Нередки были случаи, когда крестьяне выражали готовность за свой счет обеспечивать продовольствием подразделения русской армии, направленные на подавление мятежа.
Еще один примечательный факт: за одним единственным исключением во время борьбы с мятежниками в Юго-Западном крае крестьянских выступлений против землевладельцев непольского происхождения не было зафиксировано. А вот помещиков-поляков и их служащих крестьяне арестовывали по собственной инициативе и доставляли в распоряжение военной или гражданской власти. Отсюда неизбежно следует вывод: сельские труженики руководствовались не социальными мотивами (ненависть к помещикам и т.п.), а национальными.
«Народ следовал внушениям не властей, а своего национального чувства и исторических преданий, неизгладимо сохранившихся в его памяти», - указывали профессора Киевского университета. Собственно, благодаря позиции, занятой огромным большинством населения края, мятеж в Киевской и Волынской губерниях был подавлен быстро и без больших усилий. В Подольской губернии поляки не решились открыто выступить (хотя повстанческие отряды там были сформированы).

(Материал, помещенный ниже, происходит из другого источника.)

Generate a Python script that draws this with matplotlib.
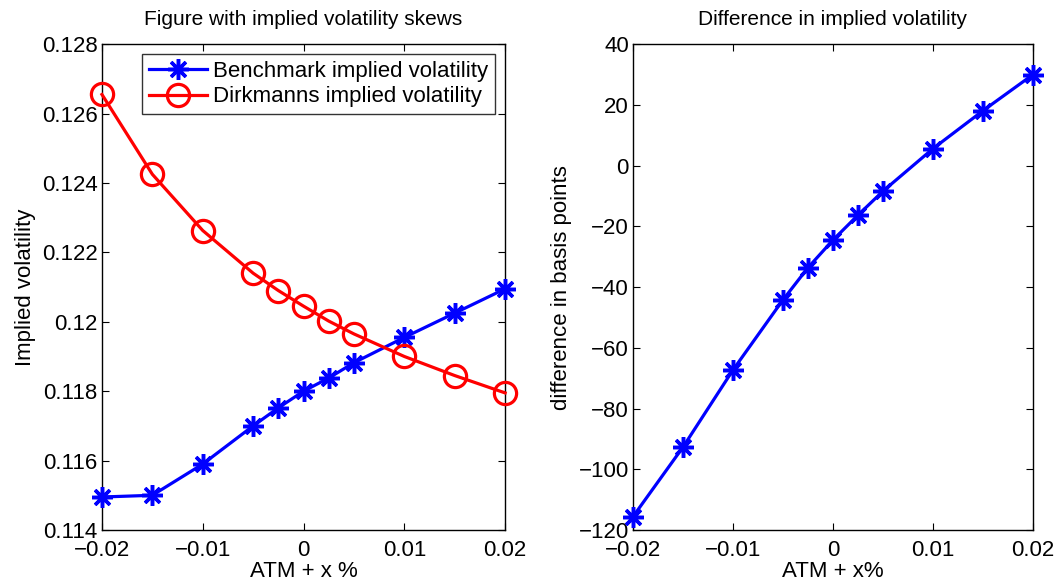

«Нынешний безумный мятеж убедил поляков в заблуждении их не считать Юго-Западный край коренной Русью», - замечал генерал-майор Кренке. А видный общественный деятель Виталий Шульгин (сам малорус по происхождению), проанализировав случившееся, с воодушевлением констатировал: «Этот край русский, русский, русский!»
Справедливости ради стоит отметить, что подобное воодушевление в России испытывали не все. Если народ в Правобережной Малороссии безоговорочно поддержал власть, то некоторые представители этой самой власти не отвечали народу взаимностью. Скажем, упоминавшийся генерал-губернатор Н. Анненков, придерживаясь либеральных воззрений, тайно симпатизировал деятелям польского движения и, как мог, смягчал репрессивные меры против повстанцев. При этом он нисколько не заботился о том, что избавленный от заслуженного наказания польский помещик или служащий помещичьей экономии получал возможность мстить малорусским крестьянам.
Увы, либерализм постепенно начинал разъедать государственный строй Российской империи. Но это уже другая тема, выходящая за рамки данной статьи.